Most people know about South Yorkshire’s coal heritage and many from the area will have heard the names of Manvers Main and Wath Main coal mines which were in operation in Wath Upon Dearne during the 19th and 20th centuries. However, most people are perhaps not aware that there used to be coal mining activity in Swinton.
Most of Swinton’s inhabitants will be familiar with Creighton Woods and have probably walked in there and seen the Sister’s Lynch-gate at the entrance but probably aren’t aware that there used to be a coal mine in close proximity to this entrance. This coal mine was called Swinton Common Colliery and would have been a relatively small affair in comparison to the likes of Manvers Main and Wath Main.

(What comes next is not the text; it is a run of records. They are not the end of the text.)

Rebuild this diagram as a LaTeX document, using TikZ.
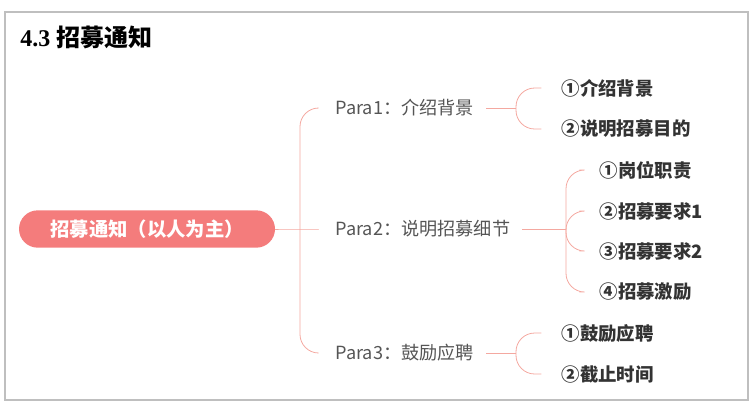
\documentclass[tikz,border=0pt]{standalone}
\usepackage{fontspec}
\setmainfont{Liberation Serif}
\newfontfamily\cjk{Noto Sans CJK SC}
\usetikzlibrary{positioning}
\definecolor{salmon}{HTML}{F47C7C}
\definecolor{branch}{HTML}{F4A8A0}
\definecolor{midgray}{HTML}{555555}
\definecolor{dark}{HTML}{333333}
\begin{document}
\begin{tikzpicture}[
  x=0.75pt, y=-0.75pt,
  root/.style = {fill=salmon,rounded corners=14pt,minimum width=192pt,minimum height=28pt,text=white,font=\cjk\bfseries\fontsize{14.5pt}{16pt}\selectfont},
  para/.style = {anchor=west,text=midgray,inner sep=1pt,font=\cjk\fontsize{13.6pt}{16pt}\selectfont},
  leaf/.style = {anchor=west,text=dark,inner sep=1pt,font=\cjk\bfseries\fontsize{13.8pt}{16pt}\selectfont},
  link/.style = {draw=branch,line width=0.6pt,rounded corners=14pt}
  ]
	\useasboundingbox (0,0) rectangle (756,408);
	\draw[gray!50,line width=0.8pt] (5,12) rectangle (748,400);

	\node[anchor=west,inner sep=0pt,font=\bfseries\fontsize{18pt}{20pt}\selectfont] (title) at (20,37) {4.3 {\cjk\bfseries 招募通知}};

	\node[root] (root) at (147,229) {招募通知（以人为主）};

	\node[para] (p1) at (334,108) {Para1：介绍背景};
	\node[para] (p2) at (334,229) {Para2：说明招募细节};
	\node[para] (p3) at (334,353) {Para3：鼓励应聘};

	\node[leaf] (a1) at (560,88) {①介绍背景};
	\node[leaf] (a2) at (560,129) {②说明招募目的};
	\node[leaf] (b1) at (598,170) {①岗位职责};
	\node[leaf] (b2) at (598,211) {②招募要求1};
	\node[leaf] (b3) at (598,251) {③招募要求2};
	\node[leaf] (b4) at (598,292) {④招募激励};
	\node[leaf] (c1) at (560,333) {①鼓励应聘};
	\node[leaf] (c2) at (560,374) {②截止时间};

	% forks
	\coordinate (f0) at (300,229);
	\coordinate (f1) at (516,108);
	\coordinate (f2) at (566,229);
	\coordinate (f3) at (516,353);

	\draw[link] (root.east) -- (f0) -- ([xshift=-12]p2.west);
	\draw[link] (f0) |- ([xshift=-12]p1.west);
	\draw[link] (f0) |- ([xshift=-12]p3.west);

	\draw[link] ([xshift=8]p1.east) -- (f1);
	\draw[link] (f1) |- ([xshift=-14]a1.west);
	\draw[link] (f1) |- ([xshift=-14]a2.west);

	\draw[link] ([xshift=8]p2.east) -- (f2);
	\foreach \n in {b1,b2,b3,b4}
		\draw[link] (f2) |- ([xshift=-14]\n.west);

	\draw[link] ([xshift=8]p3.east) -- (f3);
	\draw[link] (f3) |- ([xshift=-14]c1.west);
	\draw[link] (f3) |- ([xshift=-14]c2.west);
\end{tikzpicture}
\end{document}
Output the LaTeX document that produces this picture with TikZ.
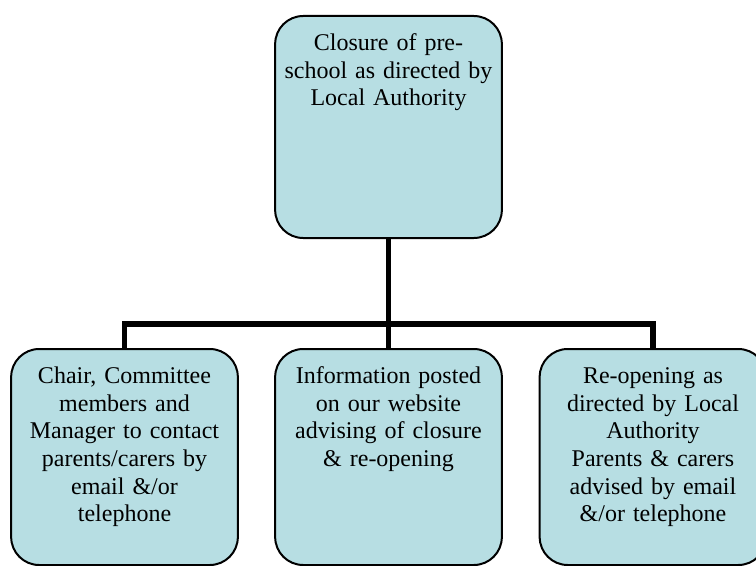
\documentclass[tikz,border=0pt]{standalone}
\usepackage{fontspec}
\setmainfont{Liberation Serif}
\definecolor{stagefill}{HTML}{B7DEE3}

\begin{document}
\begin{tikzpicture}[x=0.75pt, y=0.75pt, stage/.style={draw, rounded corners=21pt, fill=stagefill, line width=1.5pt, text width=162pt, inner xsep=4pt, inner ysep=0pt, align=center, anchor=north, text height=26pt, text depth=136pt, font=\fontsize{18}{20.7}\selectfont}, link/.style={line width=4pt}]
            \useasboundingbox (0,0) rectangle (756,565);
            \clip (0,0) rectangle (756,565);
            % nodes
            \node[stage, text depth=140.5pt] (closure) at (388.5,550) {Closure of pre-\\school as directed by\\Local Authority};
            \node[stage] (chair) at (124.5,217) {Chair, Committee\\members and\\Manager to contact\\parents/carers by\\email \&/or\\telephone};
            \node[stage] (info) at (388.5,217) {Information posted\\on our website\\advising of closure\\\& re-opening};
            \node[stage] (reopen) at (653,217) {Re-opening as\\directed by Local\\Authority\\Parents \& carers\\advised by email\\\&/or telephone};
            % edges
            \coordinate (bus) at (388.5,241);
            \draw[link] (closure.south) -- (info.north);
            \draw[link] (chair.north) |- (bus) -| (reopen.north);
\end{tikzpicture}
\end{document}
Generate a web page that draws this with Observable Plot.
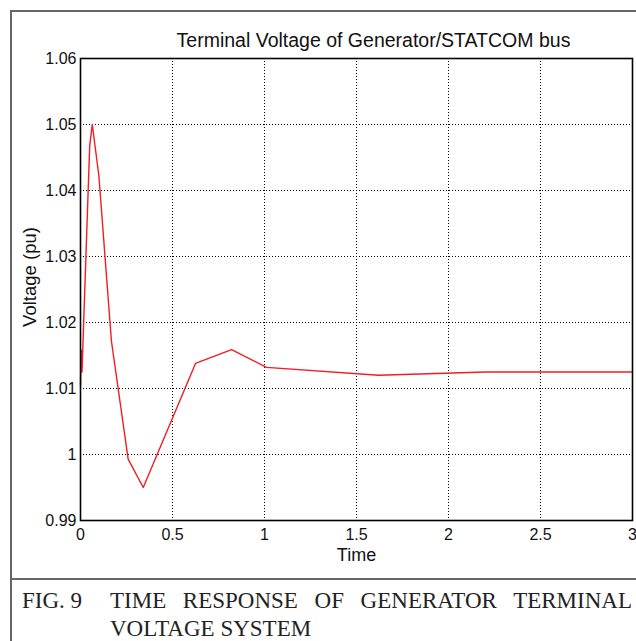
<!DOCTYPE html>
<html>
<head>
<meta charset="utf-8">
<script src="https://cdn.jsdelivr.net/npm/d3@7"></script>
<script src="https://cdn.jsdelivr.net/npm/@observablehq/plot@0.6"></script>
<style>
  html, body { margin: 0; padding: 0; background: #fff; width: 636px; height: 641px; overflow: hidden; }
  #wrap { position: relative; width: 636px; height: 641px; }
  #chart { position: absolute; left: 0; top: 0; }
  .border-left { position: absolute; left: 10px; top: 10px; width: 2px; height: 640px; background: #666; }
  .border-top { position: absolute; left: 10px; top: 10px; width: 640px; height: 2px; background: #666; }
  .sep { position: absolute; left: 10px; top: 578px; width: 640px; height: 2px; background: #666; }
  #ylab { position: absolute; left: 30px; top: 277px; transform: translate(-50%, -50%) rotate(-90deg); white-space: nowrap; font-family: "Liberation Sans", Arial, sans-serif; font-size: 18.5px; color: #111; line-height: 1; }
  #caption { position: absolute; left: 22px; top: 587px; width: 610px; font-family: "Liberation Serif", "Times New Roman", serif; font-size: 23px; line-height: 28px; color: #222; display: flex; }
  #caption .lab { width: 88px; flex: none; }
  #caption .txt { flex: 1; text-align: justify; }
</style>
</head>
<body>
<div id="wrap">
  <div id="chart"></div>
  <div id="ylab"></div>
  <div class="border-left"></div>
  <div class="border-top"></div>
  <div class="sep"></div>
  <div id="caption"><div class="lab">FIG. 9</div><div class="txt">TIME RESPONSE OF GENERATOR TERMINAL VOLTAGE SYSTEM</div></div>
</div>
<script>
const time    = [0, 0.004, 0.008, 0.05, 0.064, 0.1, 0.168, 0.259, 0.341, 0.625, 0.821, 1.011, 1.62, 2.2, 3];
const voltage = [1.0105, 1.0158, 1.0125, 1.0468, 1.05, 1.0422, 1.0172, 0.9993, 0.995, 1.0138, 1.0159, 1.0132, 1.012, 1.0125, 1.0125];
const xTicks = [0, 0.5, 1, 1.5, 2, 2.5, 3];
const yTicks = [0.99, 1, 1.01, 1.02, 1.03, 1.04, 1.05, 1.06];
const titleText = "Terminal Voltage of Generator/STATCOM bus";
const xLabel = "Time";
const yLabel = "Voltage (pu)";

document.getElementById("ylab").textContent = yLabel;

const data = time.map((t, i) => ({t, v: voltage[i]}));
const fmt = d => String(+d.toFixed(2));

const chart = Plot.plot({
  width: 636,
  height: 575,
  marginLeft: 80,
  marginTop: 58,
  marginRight: 4,
  marginBottom: 55,
  style: { fontFamily: "'Liberation Sans', Arial, sans-serif", fontSize: "16px", color: "#111", background: "transparent" },
  x: { domain: [0, 3], ticks: xTicks, tickFormat: fmt, label: null },
  y: { domain: [0.99, 1.06], ticks: yTicks, tickFormat: fmt, label: null },
  marks: [
    Plot.gridX(xTicks.slice(1, -1), { stroke: "#000", strokeOpacity: 1, strokeWidth: 1, strokeDasharray: "1,2" }),
    Plot.gridY(yTicks.slice(1, -1), { stroke: "#000", strokeOpacity: 1, strokeWidth: 1, strokeDasharray: "1,2" }),
    Plot.axisX(xTicks, { tickSize: 0, tickPadding: 8, tickFormat: fmt, fontSize: 16 }),
    Plot.axisY(yTicks, { tickSize: 0, tickPadding: 4, tickFormat: fmt, fontSize: 16 }),
    Plot.line(data, { x: "t", y: "v", stroke: "#f21c24", strokeWidth: 1.4 }),
    Plot.frame({ stroke: "#000", strokeWidth: 1.6 }),
    Plot.text([titleText], { frameAnchor: "top", dx: 17, dy: -25, fontSize: 19.5, fill: "#111" }),
    Plot.text([xLabel], { frameAnchor: "bottom", dy: 40, fontSize: 18, fill: "#111" })
  ]
});
document.getElementById("chart").appendChild(chart);
</script>
</body>
</html>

Swinton Common Colliery closed in the 1920’s and was demolished soon afterwards.
Evidence of Swinton Common Colliery’s mining activities is still present in the surrounding landscape in the form of dips, holes and mini canyons which in the present day seem to be a venue of recreational activities for bikers. All of this man made damage however now seems perman-madeatural in its environment and has been covered and filled by trees and undergrowth over the course of 90 years since the closure of the coal mine.
The location of the mine’s actual pit shaft is easy to locate as there is a concrete marker on the spot and is situated on open grassland bordering Creighton Woods on Woodland Crescent.
There is also a brick building still standing that was used by the coal mine. It’s last use was as a Scout hut.